ABC 30/12/12
JUAN CARLOS GIRAUTA
No se esfuercen, Artur Mas no atenderá a razones porque ha depositado sus esperanzas en el peligro. Los dioses ciegan a quienes quieren perder. Vuelve a invocar ahora el derecho de autodeterminación, acusando el cansancio de los materiales nacionalistas. Gentes más pulcras de su familia política reconocen que, no siendo Cataluña una colonia, tal constructo jurídico es inaplicable. Por no citar el explícito pronunciamiento de Naciones Unidas, que niegan la validez de un derecho tal cuando se predique de territorios integrantes de un Estado miembro. Fue justamente la conveniencia de eludir el vedado constructo lo que impulsó el famoso «derecho a decidir», ambigüedad que aspira a superar las limitaciones de la «autodeterminación» ampliando el «concepto democrático», que resumo: si un pueblo se pronuncia muy mayoritariamente a favor de la secesión, ¿cómo negársela?
La cuestión que se suscita de inmediato es la naturaleza del sujeto decisor: ese «pueblo» cuya voluntad no cabría democráticamente negar. Entiendo que un acto de soberanía corresponde a un sujeto soberano, en nuestro caso el pueblo español. Pero el debate no acaba aquí, pues los secesionistas catalanes que mantienen algún rigor (de este grupo podemos restar a Artur Mas, al menos hasta que vuelva a comprender que el derecho a la autodeterminación es una vía muerta) aducen la existencia, indiscutible, de actos de soberanía fundacionales. A veces se convierte en legítimo y legal lo que ha comenzado como ilegítimo e ilegal. La historia está llena de ejemplos. De acuerdo, pero a nadie se le escapa que existe una condición necesaria: que se salga triunfador de un conflicto. Con todas las de la ley (rota).
Es importante comprender que tal conflicto ya ha comenzado. Aunque no pasara por enfrentamientos violentos, ningún empeño similar al de Mas puede plantearse, ni mantenerse, ni mucho menos ganarse sin una quiebra social profunda, una ruptura traumática de los afectos en los subsistemas que conforman la sociedad, incluyendo círculos familiares, de amistad, laborales y profesionales. Este es el precio que, de momento, el nacionalismo catalán gobernante está dispuesto a pagar. A que paguemos, debería decir. Debe quedar claro: Mas no cree que esté en su interés minimizar ese conflicto; al contrario, alentándolo ambiciona construir una mayoría secesionista inexistente.

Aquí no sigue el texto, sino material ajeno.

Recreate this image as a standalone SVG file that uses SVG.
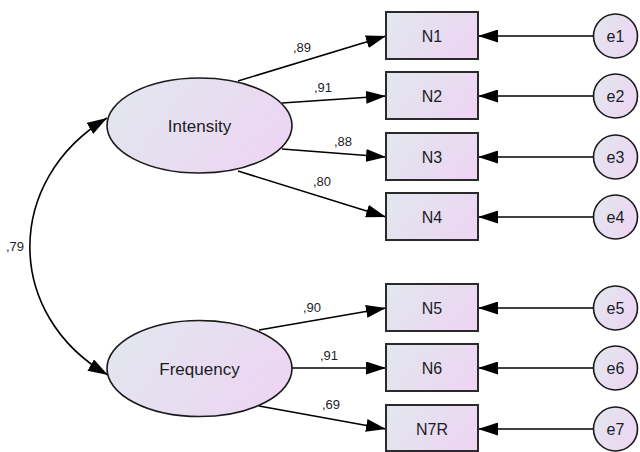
<svg xmlns="http://www.w3.org/2000/svg" width="640" height="452" viewBox="0 0 640 452">
<style>
.node{stroke:#1a1a1a;stroke-width:1.6;fill:url(#g)}
.box{stroke:#2a2a2a;stroke-width:2;fill:url(#g)}
.lbl{font-family:"Liberation Sans",Arial,sans-serif;fill:#1c1c26;text-anchor:middle}
.big{font-size:17px}
.mid{font-size:16px}
.err{font-size:16px}
.w{font-size:13px}
.c{stroke:#000;stroke-width:1.6;fill:none}
.a{marker-end:url(#ah)}
</style>
<defs>
<linearGradient id="g" x1="0" y1="0.3" x2="1" y2="0.7">
<stop offset="0" stop-color="#e2e6ee"/>
<stop offset="1" stop-color="#edd5f3"/>
</linearGradient>
<marker id="ah" markerUnits="userSpaceOnUse" viewBox="0 0 20 13" refX="20" refY="6.5" markerWidth="20" markerHeight="13" orient="auto-start-reverse">
<path d="M0,0 L20,6.5 L0,13 z" fill="#000"/>
</marker>
</defs>
<g id="connectors">
<path class="c a" d="M238,81 L386,36"/>
<path class="c a" d="M282,103 L386,96"/>
<path class="c a" d="M282,149 L386,157"/>
<path class="c a" d="M238,171 L386,217"/>
<path class="c a" d="M259,330 L386,308"/>
<path class="c a" d="M292,368 L386,368"/>
<path class="c a" d="M259,406 L386,429"/>
<path class="c a" d="M593,36 L478,36"/>
<path class="c a" d="M593,96 L478,96"/>
<path class="c a" d="M593,157 L478,157"/>
<path class="c a" d="M593,217 L478,217"/>
<path class="c a" d="M593,308 L478,308"/>
<path class="c a" d="M593,368 L478,368"/>
<path class="c a" d="M593,429 L478,429"/>
<path class="c a" d="M108,375 C4,315 4,180 107,118" marker-start="url(#ah)"/>
<text class="lbl w" x="302" y="52">,89</text>
<text class="lbl w" x="323" y="92">,91</text>
<text class="lbl w" x="343" y="146">,88</text>
<text class="lbl w" x="322" y="186">,80</text>
<text class="lbl w" x="312" y="312">,90</text>
<text class="lbl w" x="329" y="360">,91</text>
<text class="lbl w" x="331" y="409">,69</text>
<text class="lbl w" x="15" y="251">,79</text>
</g>
<g id="Intensity"><ellipse class="node" cx="199.5" cy="125.5" rx="92.5" ry="47.5"/><text class="lbl big" x="199.5" y="131.5">Intensity</text></g>
<g id="Frequency"><ellipse class="node" cx="199.5" cy="368.5" rx="92.5" ry="48"/><text class="lbl big" x="199.5" y="374.5">Frequency</text></g>
<g id="N1"><rect class="box" x="386" y="12" width="92" height="47"/><text class="lbl mid" x="432" y="41.5">N1</text></g>
<g id="N2"><rect class="box" x="386" y="72" width="92" height="47"/><text class="lbl mid" x="432" y="101.5">N2</text></g>
<g id="N3"><rect class="box" x="386" y="133" width="92" height="47"/><text class="lbl mid" x="432" y="162.5">N3</text></g>
<g id="N4"><rect class="box" x="386" y="193" width="92" height="47"/><text class="lbl mid" x="432" y="222.5">N4</text></g>
<g id="N5"><rect class="box" x="386" y="284" width="92" height="47"/><text class="lbl mid" x="432" y="313.5">N5</text></g>
<g id="N6"><rect class="box" x="386" y="344" width="92" height="47"/><text class="lbl mid" x="432" y="373.5">N6</text></g>
<g id="N7R"><rect class="box" x="386" y="405" width="92" height="46"/><text class="lbl mid" x="432" y="434.5">N7R</text></g>
<g id="e1"><circle class="node" cx="615.5" cy="36" r="22"/><text class="lbl err" x="615.5" y="41.5">e1</text></g>
<g id="e2"><circle class="node" cx="615.5" cy="96" r="22"/><text class="lbl err" x="615.5" y="101.5">e2</text></g>
<g id="e3"><circle class="node" cx="615.5" cy="157" r="22"/><text class="lbl err" x="615.5" y="162.5">e3</text></g>
<g id="e4"><circle class="node" cx="615.5" cy="217" r="22"/><text class="lbl err" x="615.5" y="222.5">e4</text></g>
<g id="e5"><circle class="node" cx="615.5" cy="308" r="22"/><text class="lbl err" x="615.5" y="313.5">e5</text></g>
<g id="e6"><circle class="node" cx="615.5" cy="368" r="22"/><text class="lbl err" x="615.5" y="373.5">e6</text></g>
<g id="e7"><circle class="node" cx="615.5" cy="429" r="22"/><text class="lbl err" x="615.5" y="434.5">e7</text></g>
</svg>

Él sabe perfectamente que hoy no ganaría un referéndum de independencia. Peor lo tendría el secesionismo si planteara su pregunta con claridad y concisión, y sin engaños europeizantes. Un reciente estudio demoscópico del Grupo Godó reducía a una tercera parte los votantes de CiU que escogerían la independencia si esta supusiera la salida de Cataluña de la Unión Europea (como es el caso). He ahí el marco catalán, aún relativamente prudente, que el nuevo gobierno de la Generalidad se dispone a alterar entregándose a «la colisión». Cuanto más intensa sea, mejor; mejor cuanto menos se dialogue; mejor cuantos más frentes alcance. Los catalanes sufriremos en distintos grados: en entornos reducidos, el control de los políticamente programados para el conflicto será total; su presión, insoportable para el disidente o el tibio. Un pobre concejal del Partido Popular acaba de votar a favor de la desobediencia contra la ley Wert, declarando al ministro «persona non grata».
Lo deleznable del plan de Mas no son sus fines separatistas; los partidos separatistas son legales en España. Lo deleznable, lo incomprensible, lo que le define, y lo que acabará pagando caro, es que escoja un medio que implica el destrozo de afinidades e intereses comunes, que mina la convivencia e incendia los ánimos. Además, frustrará a muchos jóvenes que no necesitan más frustraciones. El nacionalismo es una fuerza destructiva. Esa tozuda verdad acaba mostrándose tarde o temprano.